Caveat: Here and There, A Bloggablog

Last week, because of my little surgical event, I missed a few days of posts to my "work blog." As I was catching up on these posts, yesterday at work, I noticed I had reached 1000 posts on my work blog. 

Compared to this blog, I think for most people my work blog wouldn't be very interesting. Then again, this blog isn't that interesting, either.

The "work blog" is not really a blog, at all – I'm just using the blog format (which I'm comfortable with) as a way to post a sort of "diary" about each class that I teach. My students, their parents, or my fellow teachers can consult it to find out answers to burning questions like, "what's my homework?" or watch the kids doing one of my videographed speech tasks. Indeed, although it's a minority, I have many students who use the blog to find out their homework or to watch their classmates embarrassing themselves for my camera.
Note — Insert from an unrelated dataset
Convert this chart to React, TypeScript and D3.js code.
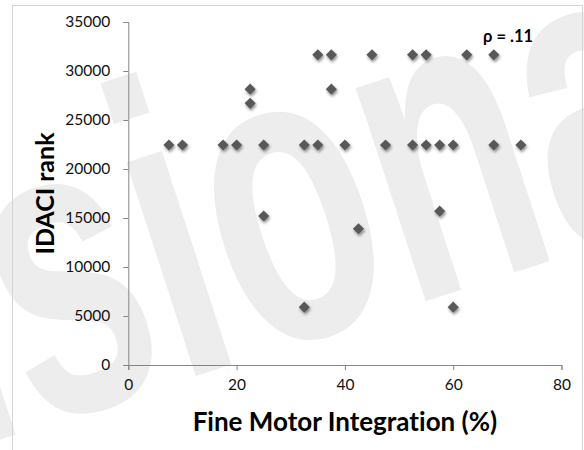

The Korean web portal I use as a platform makes the blog accessible to the students even from their ubiquitous smartphones.

Since sometime in the Spring, I've been diligent and faithful about posting an entry for each class I teach – if only to minimally write, "We had class. No homework." Normally, there is at least a sentence about homework. On about 20% of posts, there is some collateral, i.e. a video embedded or a scanned image of some student work – although sometimes I get a little bit behind (as I am now), so the most recent blog entries sometimes contain little place-holders "" where I will insert video when I get around to posting them (which is not that hard but is a bit time-consuming, so it has to happen during "free time" at work, currently hard to come by).

So 1000 blog entries means, roughly, 1000 class sessions taught.

I wish we had a platform, at work, that was in some way like this but was being maintained by ALL the teachers. I think it would go a long way toward solving Karma's perennial marketing problem and allow us to establish our own "web presence" – which it's really hard to conceive of a business not having in 2016. Yet… such as it is. We don't have an IT department. I'm not personally able or willing to take on that role, in a context where every interaction with a computer or Korean website must be tackled with a dictionary (because these computers, here, they speak Korean, y'know).